» Task directions: Line by line, repeat the data below exactly, beginning at the first line and ending at the line with "from matplotlib.lines import Line2D". Omit pictures.

» Data excerpt:
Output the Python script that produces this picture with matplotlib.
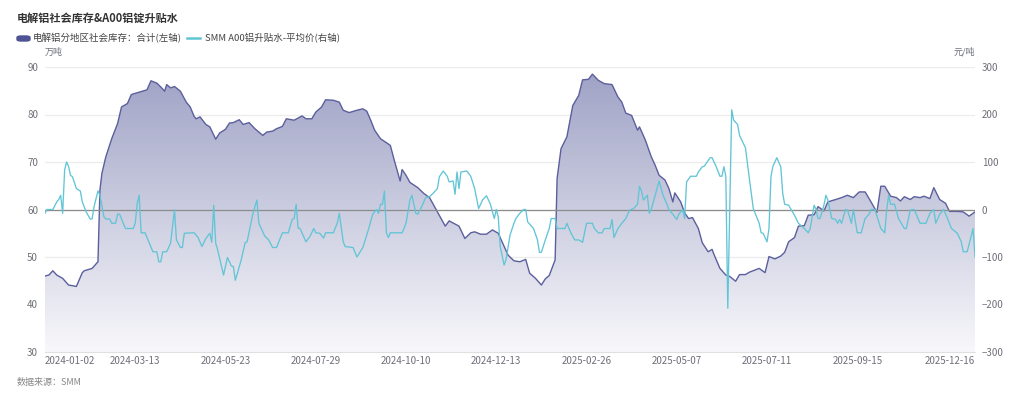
import numpy as np
import matplotlib.pyplot as plt
from matplotlib.patches import FancyBboxPatch
from matplotlib.lines import Line2D

plt.rcParams['font.family'] = ['Noto Sans CJK SC', 'DejaVu Sans']

# trading-day index (0 = 2024-01-02, 474 = 2025-12-16)
n_days = 475
tick_days = [0, 46, 92, 138, 184, 230, 276, 322, 368, 414, 474]
tick_labels = ['2024-01-02', '2024-03-13', '2024-05-23', '2024-07-29', '2024-10-10',
               '2024-12-13', '2025-02-26', '2025-05-07', '2025-07-11', '2025-09-15',
               '2025-12-16']

# 电解铝分地区社会库存：合计 (万吨)
inv_day = [0, 2, 4, 6, 9, 12, 16, 19, 20, 24, 27, 28, 29, 31, 34, 37, 39, 42, 44, 48,
           52, 54, 57, 59, 61, 62, 64, 66, 69, 72, 74, 76, 77, 79, 82, 84, 87, 89, 92, 94,
           96, 99, 101, 104, 107, 111, 113, 116, 118, 121, 123, 127, 131, 133, 136, 138,
           141, 143, 147, 150, 152, 155, 159, 162, 164, 166, 168, 171, 176, 178, 181, 182,
           184, 186, 190, 193, 196, 200, 204, 206, 211, 214, 217, 219, 222, 225, 228, 231,
           236, 239, 242, 245, 247, 250, 253, 255, 257, 260, 261, 263, 266, 269, 272, 274,
           277, 279, 282, 285, 289, 292, 294, 296, 299, 302, 303, 306, 309, 311, 313, 316,
           318, 320, 321, 324, 326, 328, 330, 333, 335, 338, 340, 341, 344, 347, 349, 352,
           354, 357, 359, 364, 367, 369, 372, 375, 377, 379, 382, 384, 387, 389, 392, 394,
           397, 399, 403, 406, 409, 412, 415, 418, 421, 424, 426, 428, 431, 434, 436, 438,
           441, 443, 446, 448, 451, 453, 456, 459, 461, 465, 468, 471, 474]
inv_val = [46.0, 46.2, 47.1, 46.2, 45.5, 44.1, 43.8, 46.7, 47.1, 47.6, 49.0, 64.1, 67.6,
           71.1, 74.9, 78.1, 81.6, 82.3, 84.2, 84.7, 85.2, 87.1, 86.6, 85.8, 84.9, 86.3,
           85.6, 85.9, 84.9, 82.6, 81.6, 79.6, 79.1, 79.5, 77.9, 77.4, 74.8, 76.1, 76.9,
           78.2, 78.3, 78.9, 77.9, 78.3, 77.0, 75.6, 76.3, 76.5, 77.0, 77.5, 79.1, 78.8,
           79.7, 79.1, 79.1, 80.5, 81.6, 83.1, 83.0, 82.6, 80.9, 80.4, 80.9, 81.2, 80.7,
           78.8, 76.7, 74.9, 73.5, 70.4, 66.0, 68.4, 67.2, 65.7, 64.6, 63.4, 62.5, 59.5,
           56.5, 57.6, 56.5, 53.9, 55.1, 55.3, 54.8, 54.8, 55.7, 55.0, 50.4, 49.2, 49.0,
           49.5, 46.6, 45.5, 44.1, 45.4, 46.1, 49.4, 66.5, 72.8, 75.3, 81.9, 84.0, 87.3,
           87.4, 88.5, 87.2, 86.5, 86.3, 83.7, 82.6, 80.3, 79.8, 76.7, 77.4, 74.6, 71.1,
           69.3, 67.2, 66.2, 64.4, 61.6, 63.5, 61.6, 59.3, 58.1, 58.3, 56.0, 53.0, 51.1,
           51.6, 50.5, 47.6, 46.2, 45.9, 44.9, 46.3, 46.3, 46.8, 47.6, 46.7, 50.1, 49.6,
           50.2, 51.0, 53.2, 54.1, 56.5, 56.6, 58.8, 58.9, 60.6, 59.7, 61.6, 62.1, 62.5,
           63.0, 62.5, 63.7, 63.7, 61.6, 59.4, 64.9, 64.9, 62.8, 62.5, 61.8, 62.7, 62.1,
           62.7, 62.5, 62.8, 62.3, 64.6, 62.1, 61.3, 59.6, 59.6, 59.5, 58.6, 59.5]

# SMM A00铝升贴水-平均价 (元/吨)
spread_day = [0, 1, 4, 6, 7, 8, 9, 10, 11, 12, 13, 14, 16, 18, 19, 21, 23, 24, 25, 27,
              28, 30, 31, 33, 34, 36, 37, 38, 41, 45, 46, 47, 48, 49, 51, 55, 57, 58, 59,
              60, 62, 64, 66, 67, 69, 70, 71, 76, 78, 80, 82, 84, 85, 86, 87, 88, 91, 93,
              95, 96, 97, 98, 100, 102, 103, 106, 108, 109, 112, 114, 116, 118, 121, 124,
              126, 127, 128, 129, 130, 133, 135, 137, 138, 140, 142, 143, 147, 149, 150,
              152, 153, 157, 159, 162, 165, 167, 169, 170, 171, 172, 173, 174, 175, 176,
              182, 183, 184, 186, 187, 189, 190, 192, 194, 196, 198, 200, 201, 203, 205,
              206, 208, 209, 210, 211, 212, 215, 217, 219, 221, 223, 225, 227, 229, 230,
              231, 232, 234, 235, 237, 239, 240, 242, 244, 245, 246, 249, 251, 252, 253,
              255, 257, 258, 260, 261, 265, 266, 268, 270, 272, 274, 276, 279, 280, 282,
              284, 285, 288, 289, 290, 292, 294, 296, 298, 300, 302, 303, 304, 305, 307,
              308, 309, 311, 313, 315, 317, 318, 320, 322, 323, 325, 326, 327, 329, 332,
              333, 335, 336, 339, 340, 342, 344, 345, 346, 347, 348, 350, 351, 353, 354,
              357, 359, 361, 364, 365, 366, 368, 369, 370, 371, 373, 375, 376, 377, 379,
              382, 384, 387, 389, 390, 392, 393, 394, 395, 397, 398, 399, 401, 403, 404,
              405, 406, 408, 409, 411, 412, 414, 416, 418, 420, 421, 423, 426, 428, 429,
              430, 431, 433, 435, 438, 439, 441, 443, 446, 449, 451, 453, 454, 456, 458,
              460, 462, 465, 467, 468, 470, 472, 473, 474]
spread_val = [-8, 0, 0, 16, 21, 30, -8, 83, 100, 91, 72, 69, 44, 39, 16, -5, -20, -20, 6,
              39, 30, -15, -20, -20, -29, -29, -10, -10, -40, -40, -29, 13, 30, -49, -49,
              -89, -89, -110, -110, -89, -89, -71, -1, -64, -80, -80, -50, -49, -59, -78,
              -61, -50, -69, 9, -71, -85, -138, -101, -119, -120, -149, -135, -106, -70,
              -68, -8, 20, -29, -56, -64, -80, -80, -49, -49, -21, -19, 11, -39, -40, -68,
              -57, -40, -49, -50, -60, -49, -49, -28, -8, -68, -78, -80, -100, -80, -40,
              -10, 0, -8, 11, 11, 39, -49, -59, -49, -49, -40, -29, 20, 30, -8, -10, 6, 25,
              27, 35, 44, 69, 81, 70, 58, 60, 32, 79, 44, 79, 81, 70, 44, 2, 20, 29, 11,
              -19, 0, -15, -78, -117, -105, -54, -29, -19, -8, 0, 0, -26, -40, -64, -90,
              -90, -64, -40, -19, -19, -40, -40, -29, -49, -64, -64, -69, -29, -29, -40,
              -49, -49, -40, -40, -21, -59, -40, -29, -19, -1, 2, 11, 49, 39, 20, 30, -8,
              0, 30, 60, 30, 11, 0, -10, -21, -10, 0, -19, 58, 70, 70, 79, 90, 91, 109,
              109, 91, 70, 70, 90, 70, -208, 210, 188, 179, 156, 130, 65, 2, -29, -49, -50,
              -68, -40, 69, 91, 109, 90, 34, 11, 9, -12, -29, -40, -49, -40, 9, 0, -19,
              -19, 9, 30, 20, -19, -21, -29, -21, -29, 0, -1, -29, 0, -49, -49, -19, -10,
              0, 0, -40, -49, 0, 30, 11, 11, -19, -40, -40, -1, 0, -29, -29, -8, 0, -29,
              -10, 0, -19, -40, -50, -68, -89, -89, -57, -40, -100]

inv_color = '#5b5f9c'
spread_color = '#62c5d6'
label_color = '#6e7079'

fig = plt.figure(figsize=(10.24, 3.99), dpi=100)
ax = fig.add_axes([45 / 1024, 47 / 399, 930 / 1024, 285 / 399])
ax2 = ax.twinx()

ax.set_xlim(0, n_days - 1)
ax.set_ylim(30, 90)
ax.set_yticks(np.arange(30, 91, 10))
ax2.set_ylim(-300, 300)
ax2.set_yticks(np.arange(-300, 301, 100))

# gradient area under inventory
fill = ax.fill_between(inv_day, inv_val, 30, color='none', lw=0)
top_rgb = np.array([160, 163, 198]) / 255
bot_rgb = np.array([248, 248, 251]) / 255
t = np.linspace(0, 1, 256)[:, None]
grad = (top_rgb * (1 - t) + bot_rgb * t)[:, None, :]
im = ax.imshow(grad, aspect='auto', extent=[0, n_days - 1, 30, max(inv_val)],
               origin='upper', zorder=1, interpolation='bilinear')
im.set_clip_path(fill.get_paths()[0], transform=ax.transData)
ax.plot(inv_day, inv_val, color=inv_color, lw=1.0, zorder=3)

for v in range(40, 91, 10):
    ax.axhline(v, color='#ececec', lw=0.9, zorder=0)

ax2.axhline(0, color='#8c8c8c', lw=0.9, zorder=2)
ax2.plot(spread_day, spread_val, color=spread_color, lw=0.95, zorder=4)

for a in (ax, ax2):
    for s in a.spines.values():
        s.set_visible(False)
    a.tick_params(length=0, labelsize=7, labelcolor=label_color, pad=5)
ax.spines['bottom'].set_visible(True)
ax.spines['bottom'].set_color('#e0e0e0')

ax.set_xticks(tick_days)
ax.set_xticklabels(tick_labels)
xl = ax.get_xticklabels()
xl[0].set_ha('left')
xl[-1].set_ha('right')
ax.tick_params(axis='x', pad=3)

fig.text(45 / 1024, 1 - 52 / 399, '万吨', fontsize=6.5, color=label_color,
         ha='left', va='center')
fig.text(975 / 1024, 1 - 52 / 399, '元/吨', fontsize=6.5, color=label_color,
         ha='right', va='center')

fig.text(17 / 1024, 1 - 18 / 399, '电解铝社会库存&A00铝锭升贴水', fontsize=8,
         fontweight='bold', color='#333333', va='center', ha='left')

# legend
fig.patches.append(FancyBboxPatch((17 / 1024, 1 - 41 / 399), 13 / 1024, 5 / 399,
                                  boxstyle='round,pad=0,rounding_size=0.004',
                                  transform=fig.transFigure, color='#4e5394'))
fig.text(33 / 1024, 1 - 38 / 399, '电解铝分地区社会库存：合计(左轴)', fontsize=6.8,
         color='#444444', va='center', ha='left')
fig.lines.append(Line2D([187 / 1024, 200 / 1024], [1 - 38 / 399] * 2,
                        transform=fig.transFigure, color=spread_color, lw=1.8))
fig.text(205 / 1024, 1 - 38 / 399, 'SMM A00铝升贴水-平均价(右轴)', fontsize=6.8,
         color='#444444', va='center', ha='left')

fig.text(17 / 1024, 1 - 382 / 399, '数据来源：SMM', fontsize=6.5, color='#888888',
         va='center', ha='left', style='italic')

fig.savefig('out.png', dpi=100)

» The result:
Output the Python script that produces this picture with matplotlib.
import numpy as np
import matplotlib.pyplot as plt
from matplotlib.patches import FancyBboxPatch
from matplotlib.lines import Line2D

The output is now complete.